Assess the validity of the following statement and provide a reasoning. Assume $d$ and $P$ are finite numbers.

If ${\displaystyle\lim_{z\to d}k\left(z\right)=P}$, then $k\left(d\right)=P$.

The radius of a right cylinder having a height of $15\text{ cm}$ and a surface area of $U\text{ cm}^2$ is given as $r\left(U\right)=\frac15\left(\sqrt{225+\frac{5U}{\pi}}-15\right)$. Calculate ${\displaystyle\lim_{U\to0^{+}}}r\left(U\right)$ and provide an interpretation.

Evaluate the limit.

$\displaystyle \lim_{x \to 4}{\frac{1}{x-4}\left(\frac{1}{\sqrt{x+5}}-\frac{1}{3}\right)}$

Evaluate the limit as $x\to\pm\infty$ and identify any horizontal asymptotes for the function $f\left(x\right)=\frac{x^4-25}{x^2-25}$.

Evaluate the limit of the function $f\left(x\right)={\left(\frac{5x-9}{x}\right)}^4$ as $x\to \infty$.

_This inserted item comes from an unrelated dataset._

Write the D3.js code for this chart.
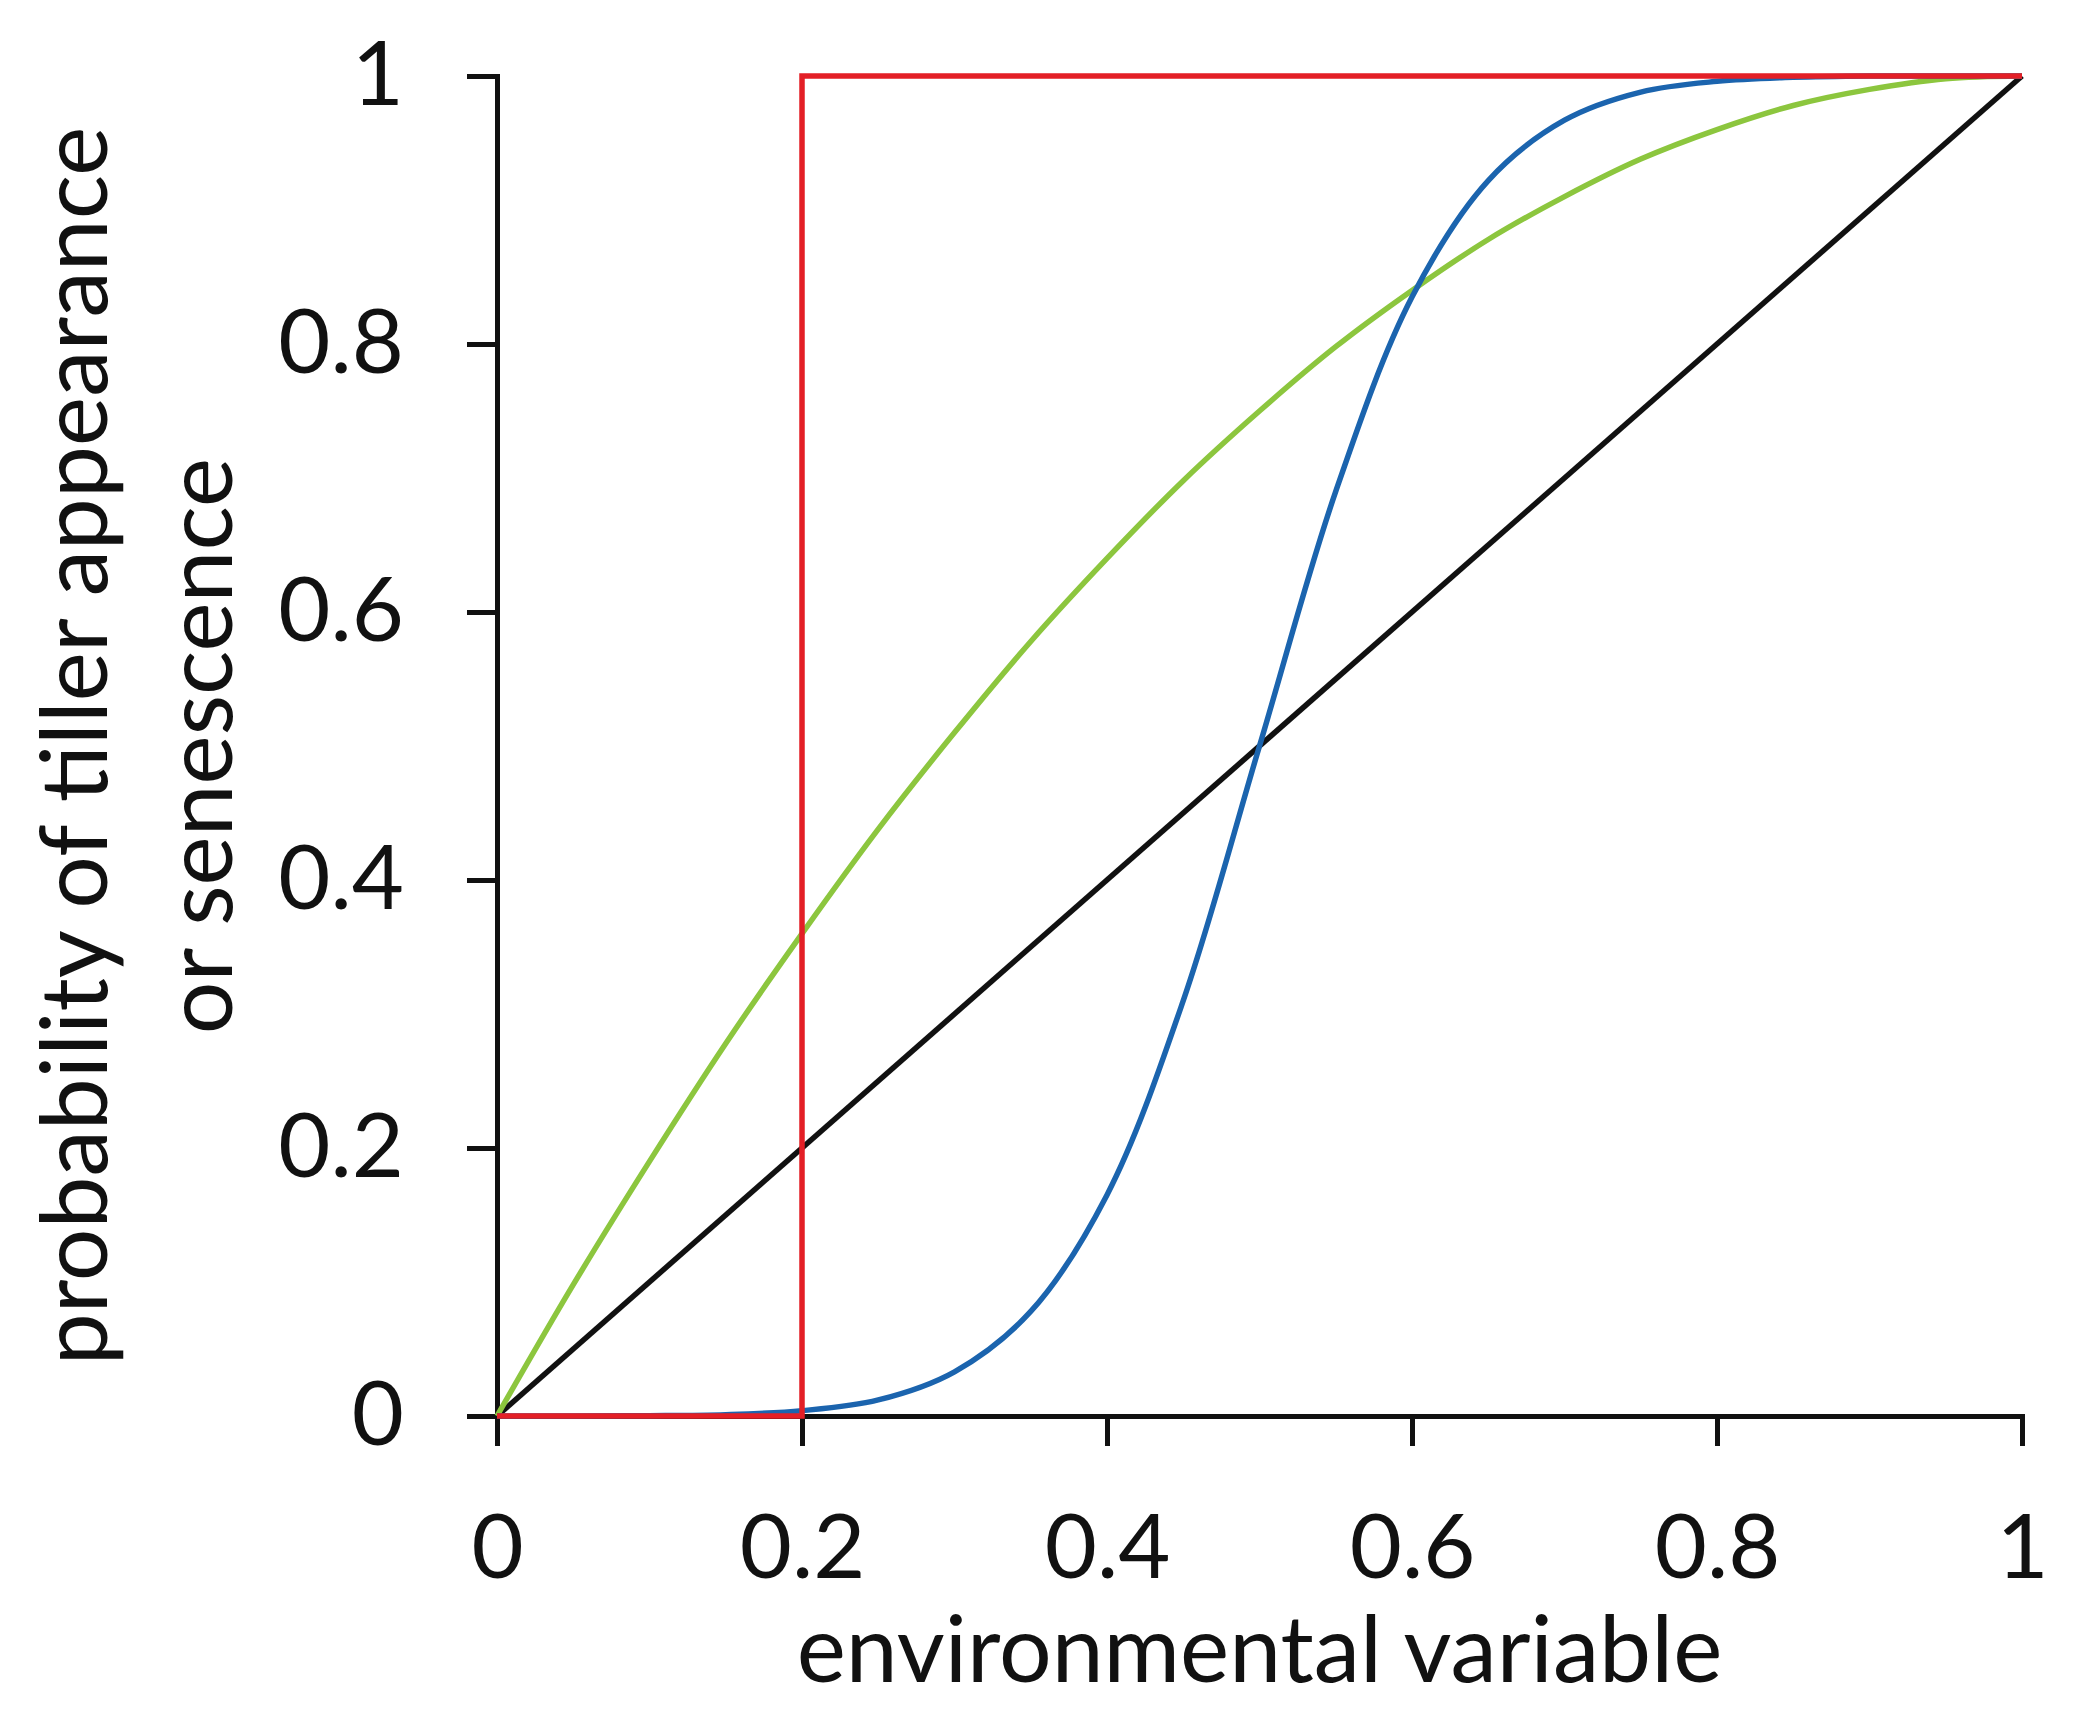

Use the following theorem to evaluate $\underset{x\to 0}{\lim }\frac{\sin 39x}{9x}$:

$\underset{x\to 0}{\lim }\frac{\sin x}{x}=1$

Find the value of $\underset{x\to 0}{\lim }f\left(x\right)$ given that $\underset{x\to 3}{\lim }\left(2x\underset{x\to 0}{\lim }f\left(x\right)\right)=-12$.